EXERCISE INSTRUCTIONS
Count lines with "React" in them. Report only the total.

DATA PROVIDED
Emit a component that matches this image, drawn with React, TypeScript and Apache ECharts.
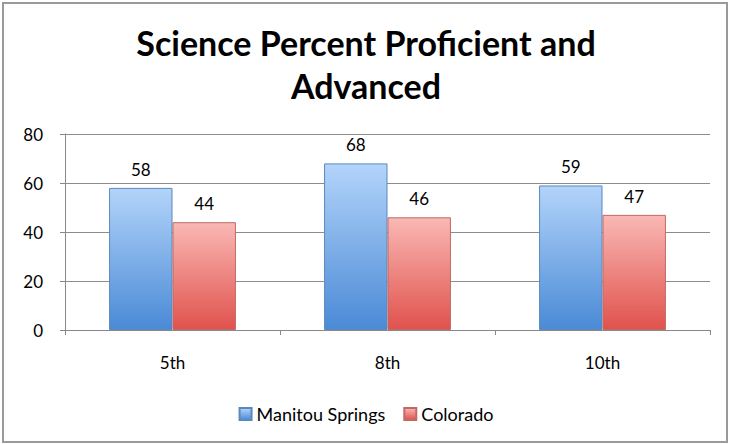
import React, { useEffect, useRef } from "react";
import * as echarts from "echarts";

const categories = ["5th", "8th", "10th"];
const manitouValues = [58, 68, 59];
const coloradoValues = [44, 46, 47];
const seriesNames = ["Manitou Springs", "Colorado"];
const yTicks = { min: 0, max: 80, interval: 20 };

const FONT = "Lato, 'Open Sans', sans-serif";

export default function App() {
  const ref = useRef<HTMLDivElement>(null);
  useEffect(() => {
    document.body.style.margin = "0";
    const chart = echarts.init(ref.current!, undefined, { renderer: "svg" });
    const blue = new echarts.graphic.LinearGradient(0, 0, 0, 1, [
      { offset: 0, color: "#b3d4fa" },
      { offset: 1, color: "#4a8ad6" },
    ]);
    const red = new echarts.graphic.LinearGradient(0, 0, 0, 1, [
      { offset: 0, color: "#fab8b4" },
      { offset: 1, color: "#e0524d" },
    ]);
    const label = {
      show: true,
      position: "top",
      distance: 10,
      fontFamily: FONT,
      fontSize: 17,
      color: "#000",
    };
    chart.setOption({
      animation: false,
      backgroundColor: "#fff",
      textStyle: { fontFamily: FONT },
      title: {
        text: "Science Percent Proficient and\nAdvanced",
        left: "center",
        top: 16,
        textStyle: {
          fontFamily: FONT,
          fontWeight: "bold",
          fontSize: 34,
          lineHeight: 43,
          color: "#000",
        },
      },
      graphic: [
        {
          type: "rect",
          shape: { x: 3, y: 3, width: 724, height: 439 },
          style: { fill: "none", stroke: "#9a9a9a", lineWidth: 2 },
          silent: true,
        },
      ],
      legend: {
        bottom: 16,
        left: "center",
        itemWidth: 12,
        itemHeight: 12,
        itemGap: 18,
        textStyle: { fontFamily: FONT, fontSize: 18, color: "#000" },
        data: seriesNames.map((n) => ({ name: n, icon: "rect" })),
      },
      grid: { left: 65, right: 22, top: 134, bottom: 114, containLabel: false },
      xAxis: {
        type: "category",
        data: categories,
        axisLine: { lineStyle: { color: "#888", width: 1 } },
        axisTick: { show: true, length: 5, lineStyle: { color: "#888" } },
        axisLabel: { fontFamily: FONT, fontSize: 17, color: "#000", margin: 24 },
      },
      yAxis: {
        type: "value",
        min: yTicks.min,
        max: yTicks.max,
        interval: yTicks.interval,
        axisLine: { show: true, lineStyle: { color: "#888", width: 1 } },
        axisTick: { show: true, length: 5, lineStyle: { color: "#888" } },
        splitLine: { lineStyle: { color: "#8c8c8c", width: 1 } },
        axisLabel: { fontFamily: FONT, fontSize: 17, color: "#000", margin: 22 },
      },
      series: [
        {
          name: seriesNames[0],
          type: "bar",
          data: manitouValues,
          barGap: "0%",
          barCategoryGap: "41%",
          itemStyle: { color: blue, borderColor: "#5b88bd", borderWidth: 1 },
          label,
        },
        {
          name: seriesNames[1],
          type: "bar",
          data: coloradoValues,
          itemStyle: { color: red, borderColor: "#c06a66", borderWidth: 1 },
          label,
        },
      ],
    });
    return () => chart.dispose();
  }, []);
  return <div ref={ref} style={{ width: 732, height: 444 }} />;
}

TASK SOLUTION
2